Verily, that man who enjoys worldly objects can never
be emancipated. That man, on the other hand,
who casts off such objects (in this world), succeeds
in enjoying great happiness hereafter. Like one
afflicted with congenital blindness and, therefore,
incapable of seeing his way, the sensualist, with
soul confined in an opaque case, seems to be surrounded
by a mist and fails to see (the true object for which
he should strive). As merchants, going across
the sea, make profits proportioned to their capital,
even so creatures, in this world of mortals, attain
to ends according to their respective acts. Like
a snake devouring air, Death wanders in this world
made up of days and nights in the form of Decrepitude
and devours all creatures. A creature, when born,
enjoys or endures the fruits of acts done by him in
his previous lives. There is nothing agreeable
or disagreeable which one enjoys or endures without
its being the result of the acts one has done in one’s
previous lives. Whether lying or proceeding,
whether sitting idly engaged in his occupations, in
whatever state a man may be, his acts (of past lives)

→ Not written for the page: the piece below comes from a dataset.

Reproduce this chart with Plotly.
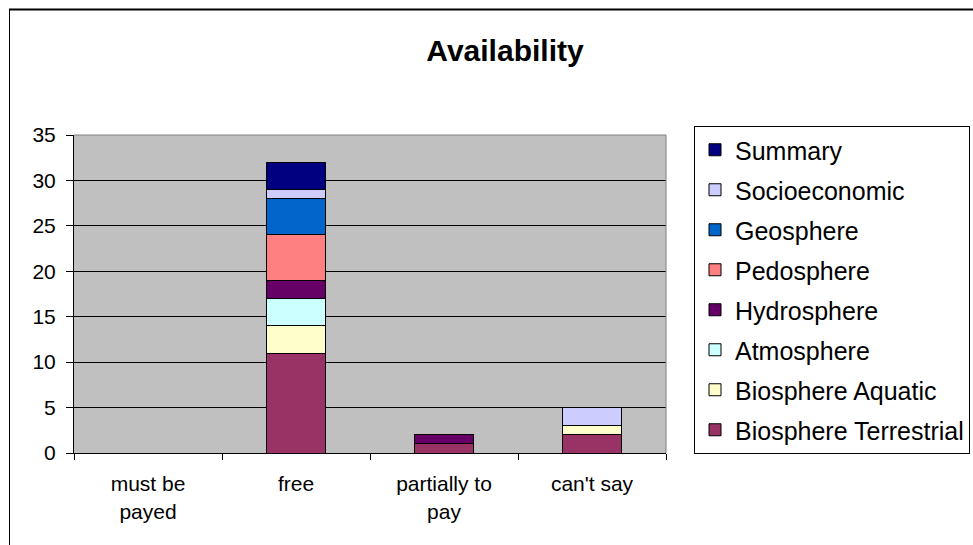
import plotly.graph_objects as go

# Availability categories and stacked series counts
categories = ["must be<br>payed", "free", "partially to<br>pay", "can't say"]

biosphere_terrestrial = [0, 11, 1, 2]
biosphere_aquatic = [0, 3, 0, 1]
atmosphere = [0, 3, 0, 0]
hydrosphere = [0, 2, 1, 0]
pedosphere = [0, 5, 0, 0]
geosphere = [0, 4, 0, 0]
socioeconomic = [0, 1, 0, 2]
summary = [0, 3, 0, 0]

series = [
    ("Biosphere Terrestrial", biosphere_terrestrial, "#993366"),
    ("Biosphere Aquatic", biosphere_aquatic, "#FFFFCC"),
    ("Atmosphere", atmosphere, "#CCFFFF"),
    ("Hydrosphere", hydrosphere, "#660066"),
    ("Pedosphere", pedosphere, "#FF8080"),
    ("Geosphere", geosphere, "#0066CC"),
    ("Socioeconomic", socioeconomic, "#CCCCFF"),
    ("Summary", summary, "#000080"),
]

FONT = "Liberation Sans, Arial, sans-serif"

fig = go.Figure()
n = len(series)
for i, (name, vals, color) in enumerate(series):
    fig.add_trace(go.Bar(
        x=categories, y=vals, name=name, legendgroup=name,
        legendrank=1000 + (n - i),  # top of the stack listed first
        marker=dict(color=color, line=dict(color="black", width=1)),
    ))

W, H = 973, 545
L, R, T, B = 74, 307, 135, 92
pw, ph = W - L - R, H - T - B


def px(x):
    return (x - L) / pw


def py(y):
    return (H - B - y) / ph


fig.update_layout(
    width=W, height=H,
    margin=dict(l=L, r=R, t=T, b=B, autoexpand=False),
    barmode="stack", bargap=0.595,
    paper_bgcolor="white", plot_bgcolor="#C0C0C0",
    font=dict(family=FONT, color="black", size=21),
    title=dict(text="<b>Availability</b>", xref="container", yref="container",
               x=505 / W, y=1 - 50 / H, xanchor="center", yanchor="middle",
               font=dict(size=30, family=FONT, color="black")),
    legend=dict(x=px(694), y=py(126), xanchor="left", yanchor="top",
                traceorder="grouped", tracegroupgap=4.5, maxheight=1.0,
                bgcolor="white", bordercolor="black", borderwidth=1,
                font=dict(size=25, family=FONT, color="black")),
    showlegend=True,
)

fig.update_xaxes(
    tickson="boundaries", ticks="outside", ticklen=6, tickcolor="black",
    showline=True, linecolor="black", linewidth=1, showgrid=False,
    tickfont=dict(size=21), ticklabelstandoff=12,
)
fig.update_yaxes(
    range=[0, 35], dtick=5, ticks="outside", ticklen=7, tickcolor="black",
    showline=True, linecolor="black", linewidth=1,
    showgrid=True, gridcolor="black", gridwidth=1, zeroline=False,
    tickfont=dict(size=21), ticklabelstandoff=6,
)

# Plot-area frame on top and right, and the outer chart border
fig.add_shape(type="line", xref="paper", yref="paper", x0=0, x1=1, y0=1, y1=1,
              line=dict(color="#808080", width=1))
fig.add_shape(type="line", xref="paper", yref="paper", x0=1, x1=1, y0=0, y1=1,
              line=dict(color="#808080", width=1))
fig.add_shape(type="line", xref="paper", yref="paper", x0=px(9), x1=px(975),
              y0=py(9.5), y1=py(9.5), line=dict(color="black", width=2))
fig.add_shape(type="line", xref="paper", yref="paper", x0=px(9.5), x1=px(9.5),
              y0=py(9), y1=py(550), line=dict(color="black", width=1))

fig.write_html("out.html")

good or bad always approach him. One that has
attained to the other shore of the ocean, wishes not
to cross the main for returning to the shore whence
he had sailed.[1567] As the fisherman, when he wishes,
raises with the help of his chord his boat sunk in
the waters (of a river or lake), after the same manner
the mind, by the aid of Yoga-contemplation, raises
Jiva sunk in the world’s ocean and unemancipated
from consciousness of body.[1568] As all rivers running
towards the ocean, unite themselves with it, even
so the mind, when engaged in Yoga, becomes united with
primal Prakriti.[1569] Men whose minds become bound
by diverse chains of affection, and who are engulfed
in ignorance, meet with destruction like houses of
sand in water.[1570] That embodied creature who regards
his body as only a house and purity (both external
and internal) as its sacred water, and who walks along
the path of the understanding, succeeds in attaining
to happiness both here and hereafter.[1571] The Diverse
are productive of misery; while the Few are productive
of happiness. The Diverse are the fruits represented
by the not-Soul. Renunciation (which is identical
with Few) is productive of the soul’s benefit.[1572]
One’s friends who spring up from one’s
determination, and one’s kinsmen whose attachment
is due to (selfish) reasons, one’s spouses and
sons and servants, only devour one’s wealth.
Neither the mother, nor the father, can confer the
slightest benefit upon one in the next world.
Gifts constitute the diet upon which one can subsist.
Indeed, one must have to enjoy the fruits of one’s
own acts.[1573] The mother, the son, the sire, the
brother, the wife, and friends, are like lines traced
with gold by the side of gold itself.[1574] All acts,
good and bad, done in past lives come to the doer.